━━━ DATA SHOWN
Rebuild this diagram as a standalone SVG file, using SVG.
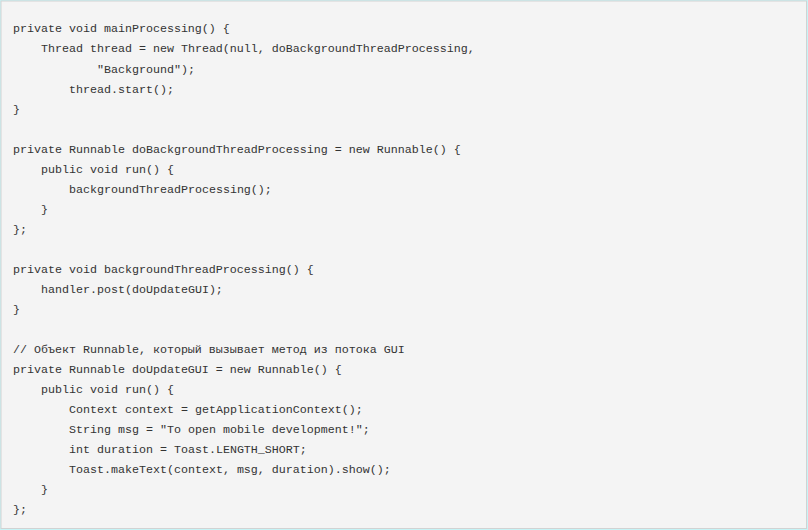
<svg xmlns="http://www.w3.org/2000/svg" width="808" height="530" viewBox="0 0 808 530">
<style>
.code{font-family:"Liberation Mono","DejaVu Sans Mono",monospace;font-size:11.67px;fill:#333333}
</style>
<rect x="0" y="0" width="808" height="530" fill="#c6f4f6"/>
<g id="codebox">
<rect x="1" y="1" width="805.5" height="527.5" fill="#f4f4f4" stroke="#d2d2d2" stroke-width="1"/>
</g>
<g id="code" class="code">
<text x="13" y="32">private void mainProcessing() {</text>
<text x="41" y="52">Thread thread = new Thread(null, doBackgroundThreadProcessing,</text>
<text x="97" y="73">"Background");</text>
<text x="69" y="93">thread.start();</text>
<text x="13" y="113">}</text>
<text x="13" y="153">private Runnable doBackgroundThreadProcessing = new Runnable() {</text>
<text x="41" y="173">public void run() {</text>
<text x="69" y="193">backgroundThreadProcessing();</text>
<text x="41" y="213">}</text>
<text x="13" y="233">};</text>
<text x="13" y="273">private void backgroundThreadProcessing() {</text>
<text x="41" y="293">handler.post(doUpdateGUI);</text>
<text x="13" y="313">}</text>
<text x="13" y="353">// Объект Runnable, который вызывает метод из потока GUI</text>
<text x="13" y="373">private Runnable doUpdateGUI = new Runnable() {</text>
<text x="41" y="393">public void run() {</text>
<text x="69" y="413">Context context = getApplicationContext();</text>
<text x="69" y="433">String msg = "To open mobile development!";</text>
<text x="69" y="453">int duration = Toast.LENGTH_SHORT;</text>
<text x="69" y="473">Toast.makeText(context, msg, duration).show();</text>
<text x="41" y="493">}</text>
<text x="13" y="513">};</text>
</g>
</svg>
━━━━━━
### [STATED EXERCISE]
Leave out the pictures and give the listing above again exactly.

### [THE ANSWER]
Rebuild this diagram as a standalone SVG file, using SVG.
<svg xmlns="http://www.w3.org/2000/svg" width="808" height="530" viewBox="0 0 808 530">
<style>
.code{font-family:"Liberation Mono","DejaVu Sans Mono",monospace;font-size:11.67px;fill:#333333}
</style>
<rect x="0" y="0" width="808" height="530" fill="#c6f4f6"/>
<g id="codebox">
<rect x="1" y="1" width="805.5" height="527.5" fill="#f4f4f4" stroke="#d2d2d2" stroke-width="1"/>
</g>
<g id="code" class="code">
<text x="13" y="32">private void mainProcessing() {</text>
<text x="41" y="52">Thread thread = new Thread(null, doBackgroundThreadProcessing,</text>
<text x="97" y="73">"Background");</text>
<text x="69" y="93">thread.start();</text>
<text x="13" y="113">}</text>
<text x="13" y="153">private Runnable doBackgroundThreadProcessing = new Runnable() {</text>
<text x="41" y="173">public void run() {</text>
<text x="69" y="193">backgroundThreadProcessing();</text>
<text x="41" y="213">}</text>
<text x="13" y="233">};</text>
<text x="13" y="273">private void backgroundThreadProcessing() {</text>
<text x="41" y="293">handler.post(doUpdateGUI);</text>
<text x="13" y="313">}</text>
<text x="13" y="353">// Объект Runnable, который вызывает метод из потока GUI</text>
<text x="13" y="373">private Runnable doUpdateGUI = new Runnable() {</text>
<text x="41" y="393">public void run() {</text>
<text x="69" y="413">Context context = getApplicationContext();</text>
<text x="69" y="433">String msg = "To open mobile development!";</text>
<text x="69" y="453">int duration = Toast.LENGTH_SHORT;</text>
<text x="69" y="473">Toast.makeText(context, msg, duration).show();</text>
<text x="41" y="493">}</text>
<text x="13" y="513">};</text>
</g>
</svg>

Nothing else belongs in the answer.